Question

(ii) An object at a distance of 16 cm from a spherical mirror forms a virtual image at a distance of 12 cm behind the mirror. Determine the magnification of the image and type of the mirror.

Hint:

For virtual images formed by mirrors, the image distance is positive for concave mirrors and negative for convex mirrors.

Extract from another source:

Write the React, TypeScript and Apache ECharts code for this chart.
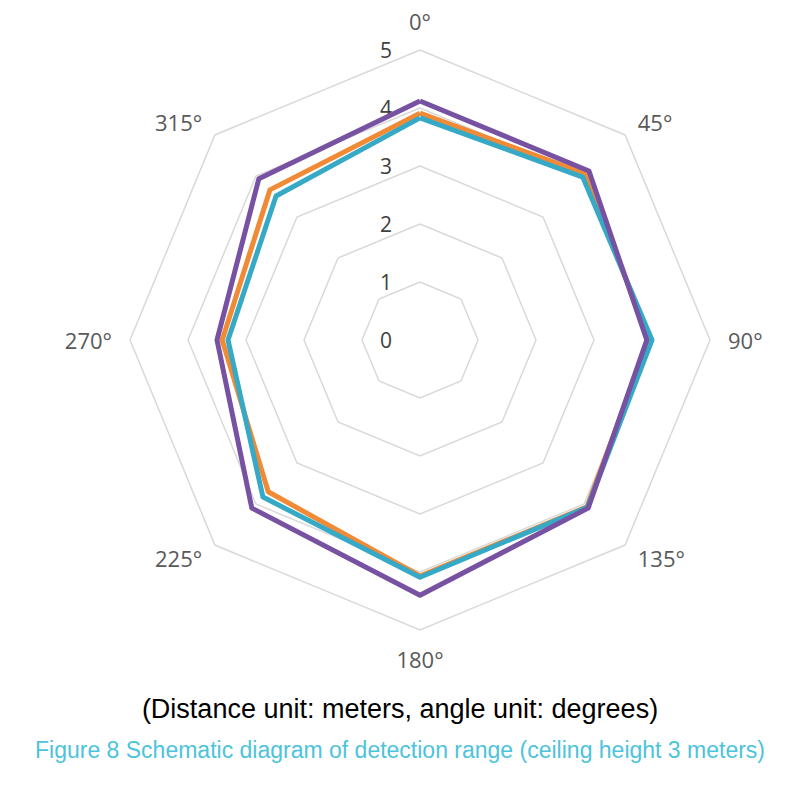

The magnification is negative for real images and positive for virtual images.

Answer 1

We are given:
- Object distance \( u = -16 \, \text{cm} \) (since the object is in front of the mirror)
- Image distance \( v = +12 \, \text{cm} \) (since the image is virtual and behind the mirror, the distance is positive)
We can use the mirror formula to calculate the focal length: \[ \frac{1}{f} = \frac{1}{v} - \frac{1}{u} \] Substituting the given values: \[ \frac{1}{f} = \frac{1}{12} - \frac{1}{-16} = \frac{1}{12} + \frac{1}{16} \] Finding the common denominator: \[ \frac{1}{f} = \frac{4 + 3}{48} = \frac{7}{48} \] Thus, the focal length is: \[ f = \frac{48}{7} \approx 6.86 \, \text{cm} \] Since the focal length is positive, the mirror is a concave mirror (a converging mirror).
Next, the magnification \( m \) can be calculated using the magnification formula: \[ m = \frac{v}{u} = \frac{12}{-16} = -0.75 \] So, the magnification is \( -0.75 \), meaning the image is diminished and virtual.